The more conceptualized approach in defining a business trust, i.e. "pigeon-holing" the trust into one or another category by the form of its organization, was appropriate prior to the 1978 Bankruptcy Code when the applicable statutory language under the previous statute referred to trusts "wherein beneficial interest or ownership is evidenced by certificate or other written instrument." Bankruptcy Act, § 1(8). This was construed to mean transferable certificates (apart from the declaration of trust itself) held by a number of beneficiaries under the "Massachusetts trust" device. This device was a corporation in everything but form used to circumvent various local laws relating to corporations. See, e.g., Associated Cemetery Management Inc. v. Barnes, 268 F.2d 97 (8th Cir.1959); Cantor v. Wilbraham, 609 F.2d 32 (1st Cir.1979); Pope & Cottle v. Fairbanks, 124 F.2d 132, 135 (1st Cir.1941); In re Independent Clearing House Co., 41 B.R. 985, 991 (Utah 1984).

The 1978 Bankruptcy Code, in its § 101(8) definition of "corporation", removed the reference to the structure of beneficial ownership and simply refers to a "business trust" as being included within the statutory definition. This has been taken to indicate that real estate trusts that do not confirm to the strict "Massachusetts trust" organizational form might now qualify as bankruptcy debtors. 2 Collier on Bankruptcy, 15 Ed., § 101.08, p. 101-21 (1985); In re Treasure Island Land Trust, 2 B.R. 332, 334 (M.D.Fla.1980) ("some kind of business or commercial activity for profit"). Some courts still refer to the lack of transferable certificates as a decisive factor in defining a business trust for bankruptcy purposes—without any mention or evaluation of the effect of the foregoing statutory change. See In re Mosby, 46 B.R. 175, 177 (E.D.Mo.1985).

My view is that Congress did intend and did accomplish a substantive change by the 1978 legislation and that the lack of transferable shares by numerous beneficiaries is no longer a relevant factor for decision. Cf. In re Tru Block Concrete Products, Inc., 27 B.R. 486, 488, (S.D.Cal. 1983):

"The inclusion of the term trust in the definition of entity in Section 101(14) and its inclusion only when qualified as a business trust in the definition of corporation in Section 101(8) leads to the conclusion that it was the intention of Congress to eliminate from the protection of the Code mere devices which simply hold title to property, but include in its coverage, enterprises performing some functions of a business."

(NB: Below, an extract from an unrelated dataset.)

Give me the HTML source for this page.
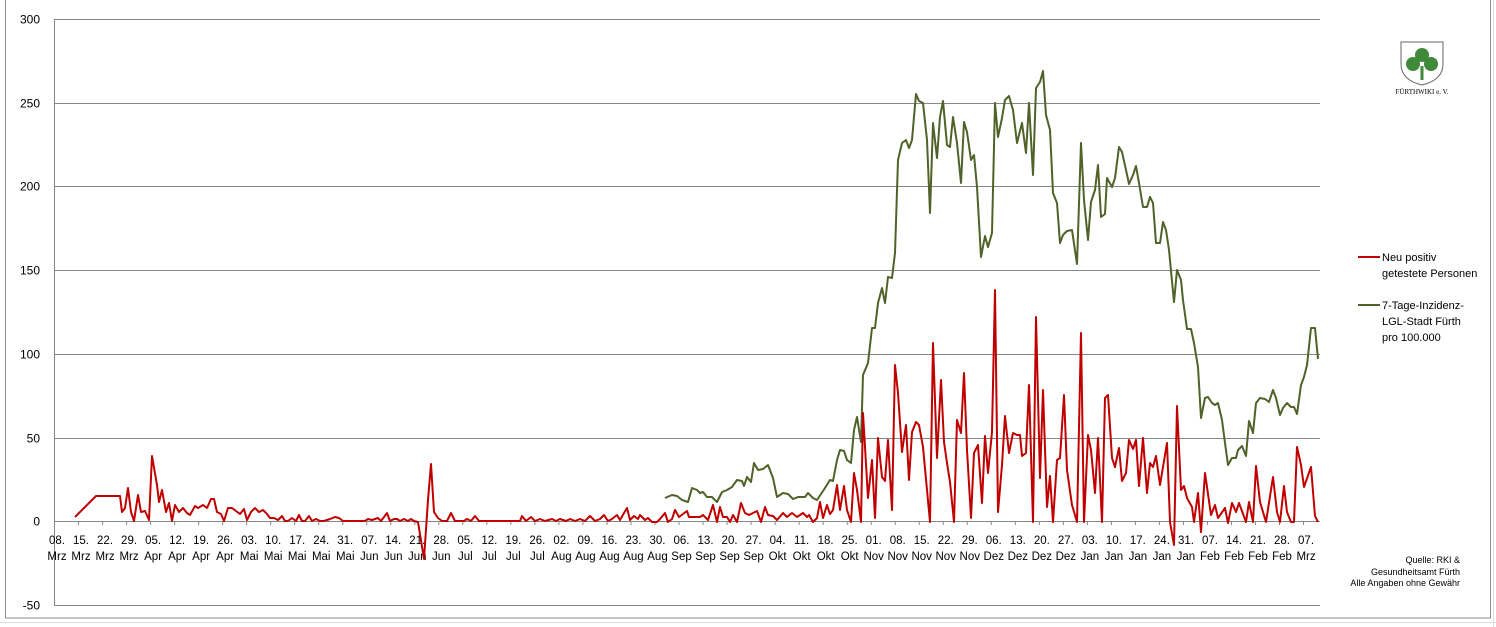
<!DOCTYPE html>
<html><head><meta charset="utf-8"><style>
html,body{margin:0;padding:0;background:#fff;}
svg{display:block;font-family:"Liberation Sans",sans-serif;}
</style></head><body>
<svg id="s" width="1496" height="627" viewBox="0 0 1496 627" xmlns="http://www.w3.org/2000/svg">
<rect x="0" y="0" width="1496" height="627" fill="#fff"/>
<g stroke="#dadcdd" stroke-width="1">
<line x1="0" y1="622.5" x2="1496" y2="622.5"/>
<line x1="1493.5" y1="0" x2="1493.5" y2="627"/>
</g>
<rect x="5.5" y="-2" width="1485" height="620" fill="#fff" stroke="#8c8c8c" stroke-width="1"/>
<g id="grid" stroke="#868686" stroke-width="1"></g>
<line x1="54.5" y1="19" x2="54.5" y2="605" stroke="#868686"/>
<g id="ylab" font-size="12" fill="#000" text-anchor="end"></g>
<g id="xlab" font-size="11.5" fill="#000" text-anchor="middle"></g>
<polyline id="green" fill="none" stroke="#4f6228" stroke-width="2" stroke-linejoin="round"/>
<polyline id="red" fill="none" stroke="#c00000" stroke-width="2" stroke-linejoin="round"/>
<line x1="1358" y1="257" x2="1380" y2="257" stroke="#c00000" stroke-width="2"/>
<text x="1382" y="261" font-size="11">Neu positiv</text>
<text x="1382" y="277" font-size="11">getestete Personen</text>
<line x1="1358" y1="305" x2="1380" y2="305" stroke="#4f6228" stroke-width="2"/>
<text x="1382" y="309" font-size="11">7-Tage-Inzidenz-</text>
<text x="1382" y="325" font-size="11">LGL-Stadt Fürth</text>
<text x="1382" y="341" font-size="11">pro 100.000</text>
<g transform="translate(1401,42)">
<path d="M0,0 H42 V22 Q42,38 21,43 Q0,38 0,22 Z" fill="#fff" stroke="#666" stroke-width="1"/>
<circle cx="21" cy="13" r="7" fill="#3f8a3a"/>
<circle cx="12" cy="22" r="7" fill="#3f8a3a"/>
<circle cx="30" cy="22" r="7" fill="#3f8a3a"/>
<rect x="19.5" y="24" width="3" height="14" fill="#3f8a3a"/>
</g>
<text x="1422" y="94" font-size="7" text-anchor="middle" font-family="Liberation Serif,serif">FÜRTHWIKI e. V.</text>
<g font-size="9" text-anchor="end">
<text x="1460" y="563">Quelle: RKI &amp;</text>
<text x="1460" y="575">Gesundheitsamt Fürth</text>
<text x="1460" y="586">Alle Angaben ohne Gewähr</text>
</g>
</svg>
<script>
var ns="http://www.w3.org/2000/svg";
function el(t,a,p,txt){var e=document.createElementNS(ns,t);for(var k in a)e.setAttribute(k,a[k]);if(txt!==undefined)e.textContent=txt;document.getElementById(p).appendChild(e);return e;}
for(var i=0;i<8;i++){var v=300-50*i;var y=19+i*83.71;y=Math.round(y)+0.5;
el("line",{x1:54,y1:y,x2:1320,y2:y},"grid");
el("text",{x:40,y:y+4},"ylab",String(v));}
for(var k=0;k<53;k++){var x=54.5+24.02*k;el("line",{x1:x,y1:521,x2:x,y2:525},"grid");}
var d=new Date(2020,2,8);var mon=["Jan","Feb","Mrz","Apr","Mai","Jun","Jul","Aug","Sep","Okt","Nov","Dez"];
for(var k=0;k<53;k++){var dd=new Date(d.getTime()+k*7*86400000+3600000*12);var x=57+24.02*k;
var day=("0"+dd.getDate()).slice(-2)+".";
el("text",{x:x,y:544},"xlab",day);el("text",{x:x,y:560},"xlab",mon[dd.getMonth()]);}
var green="665,498 672,495 677,496 682,500 688,502 692,488 697,490 700,493 703,492 707,497 712,497 717,502 722,492 727,490 732,487 737,480 742,481 744,486 747,477 751,482 754,463 758,470 763,469 768,465 773,478 777,497 783,493 788,494 793,499 798,497 805,497 808,493 813,498 817,500 825,488 830,480 833,481 837,460 840,450 844,451 847,460 851,463 854,430 857,417 861,442 863,375 868,363 872,328 875,328 878,303 882,288 885,303 888,277 892,278 895,253 898,160 902,143 906,140 909,148 912,140 916,94 919,101 923,103 927,140 930,213 933,123 937,158 940,117 943,101 947,145 950,147 953,117 957,143 961,183 964,122 967,132 971,160 974,155 977,187 981,257 985,236 988,247 992,233 995,103 998,137 1002,118 1005,100 1009,96 1013,110 1017,143 1022,123 1026,153 1029,103 1033,175 1036,88 1040,82 1043,71 1046,115 1050,130 1053,193 1057,203 1060,243 1063,235 1067,231 1072,230 1077,264 1081,143 1084,200 1088,240 1091,202 1095,190 1098,165 1101,217 1105,214 1107,178 1112,187 1115,178 1119,147 1122,152 1126,170 1129,184 1133,175 1136,166 1139,183 1143,207 1147,207 1150,197 1153,203 1156,243 1160,243 1163,222 1166,230 1169,250 1174,302 1177,270 1181,280 1183,300 1187,329 1191,329 1194,343 1198,367 1201,418 1205,398 1208,397 1212,403 1215,405 1218,403 1222,420 1225,443 1228,465 1232,458 1236,458 1238,450 1242,446 1246,456 1249,421 1253,433 1256,403 1260,398 1265,399 1269,402 1273,390 1276,398 1280,415 1283,408 1287,403 1291,407 1294,407 1297,414 1301,385 1304,377 1307,365 1311,328 1315,328 1318,359";
var red="75,517 96,496 120,496 122,512 125,508 128,488 131,512 134,521 138,495 141,512 145,511 149,520 152,456 157,485 159,502 162,490 166,512 169,503 172,521 175,505 179,512 183,508 187,513 190,515 195,506 198,508 203,505 207,508 211,499 214,499 217,512 221,514 224,521 228,508 232,508 236,511 240,514 244,509 247,520 251,512 255,508 259,512 263,510 267,514 270,518 274,518 278,520 282,516 285,521 288,521 292,518 296,521 299,515 302,521 305,521 309,516 312,521 316,519 320,521 324,521 330,519 335,517 339,518 343,521 355,521 365,521 368,519 372,520 378,518 381,521 384,517 387,513 390,521 394,519 397,519 400,521 404,519 408,521 411,519 414,521 418,522 424,559 428,500 431,464 434,512 438,518 442,521 447,521 451,513 455,521 460,521 464,521 467,519 471,521 475,516 479,521 483,521 520,521 522,516 526,521 531,517 535,521 540,519 545,521 552,519 556,521 560,519 566,521 570,519 575,521 580,519 585,521 590,516 595,521 600,519 604,515 608,521 612,519 617,515 620,520 624,513 627,508 630,520 634,516 638,519 640,515 645,520 648,518 652,522 657,522 660,519 665,513 668,522 672,519 675,510 679,517 687,511 689,517 700,517 703,515 708,520 713,505 717,522 720,507 723,517 727,517 730,522 733,515 737,522 741,503 745,513 749,515 757,511 761,522 765,507 768,515 773,516 777,520 783,513 787,517 792,513 797,517 803,513 807,517 809,515 813,522 817,518 820,502 823,518 827,505 830,514 833,510 837,485 840,510 844,486 847,510 851,522 854,473 857,490 861,522 863,413 868,498 872,460 875,518 878,438 882,477 885,481 888,440 892,510 895,365 898,393 902,452 906,425 909,480 912,432 916,422 919,425 923,447 927,490 930,522 933,343 937,458 941,380 944,442 947,463 950,482 954,522 957,420 961,433 964,373 967,450 971,518 974,453 978,445 982,503 985,436 988,473 992,432 995,290 998,512 1002,465 1005,416 1009,453 1013,433 1017,435 1020,435 1022,456 1026,453 1029,385 1033,522 1036,317 1040,478 1043,390 1047,507 1050,476 1053,522 1057,460 1060,458 1064,395 1067,470 1072,505 1077,522 1081,333 1084,522 1088,435 1091,450 1095,493 1098,438 1102,522 1105,398 1108,395 1112,458 1115,467 1119,448 1122,481 1126,473 1129,440 1133,449 1136,440 1139,486 1143,438 1147,493 1150,463 1153,467 1156,456 1160,485 1163,467 1167,443 1170,522 1174,545 1177,406 1181,490 1184,486 1187,498 1192,507 1194,522 1198,493 1201,532 1205,473 1211,515 1215,505 1218,518 1225,508 1228,523 1232,503 1236,512 1239,503 1246,522 1249,502 1253,522 1256,466 1260,502 1266,522 1273,477 1277,512 1280,522 1284,486 1287,512 1291,522 1294,522 1297,447 1301,465 1304,487 1311,467 1315,516 1318,522";
document.getElementById("green").setAttribute("points",green);
document.getElementById("red").setAttribute("points",red);
</script>
</body></html>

The court in Tru Block held that a liquidating trust could come within the new statutory definition. See also dicta in In re Dreske Greenway Trust, 14 B.R. 618 (E.D. Wisc.1981). The expanded protection given under the new definition is consistent with the remedial nature of the bankruptcy laws. Tru Block, supra, at p. 491.

*714 CONCLUSION

In the present case it is clear that Gonic was conducting a business operation relating to the leasing of various portions of the mill complex to commercial and industrial tenants. This was something more than mere holding and conserving particular property in a "simple land trust" which admittedly is not within even the liberalized language of § 101(8) of the Bankruptcy Code. See In re Treasure Island Land Trust, supra, at p. 334. Arguably, abuse could occur by characterizing incidental "protecting" activities of a simple land trust as a "business operation" in order to bring such a trust within bankruptcy jurisdiction. While the line may be hard to draw in other cases, it is sufficient to state that no such sham characterization is involved here. In my view this case is well on the side of the true business operation.

It may be useful to note that the court is aware that an equitable issue of lack of good faith in filing the Chapter 11 petition might be bottomed on a contention that it is simply unfair to allow individuals to bring in a "partial entity" to resolve liability problems without also subjecting "all the assets relevant to the issue" to the reorganization process and the supervision of the bankruptcy court.

This "extra factor" is not always articulated in the decisions and really does not relate strictly to a definition of business trust but rather to a question of abuse of the court's jurisdiction. The issue was directly raised in In re Dolton Lodge Trust No. 35188, 22 B.R. 918, 923-24 (N.D.Ill. 1982), and supported the decision there to dismiss the Chapter 11 petition.

In the present case the court itself raised the question of possible abuse of jurisdiction and gave the bank an opportunity to introduce additional evidence in that regard, i.e., whether either of the Crowleys had sufficient assets to fund an appropriate reorganization to provide for the payment of the trade creditors involved in the mill complex and to refinance the bank debt. The bank did not avail itself of the opportunity to introduce such evidence at the recessed hearing. The court accordingly concludes that a Chapter 11 reorganization of this debtor is essential if the creditors stemming from the debtor's business operation are to have any possibility of repayment.

A separate order shall be entered denying the motion to dismiss.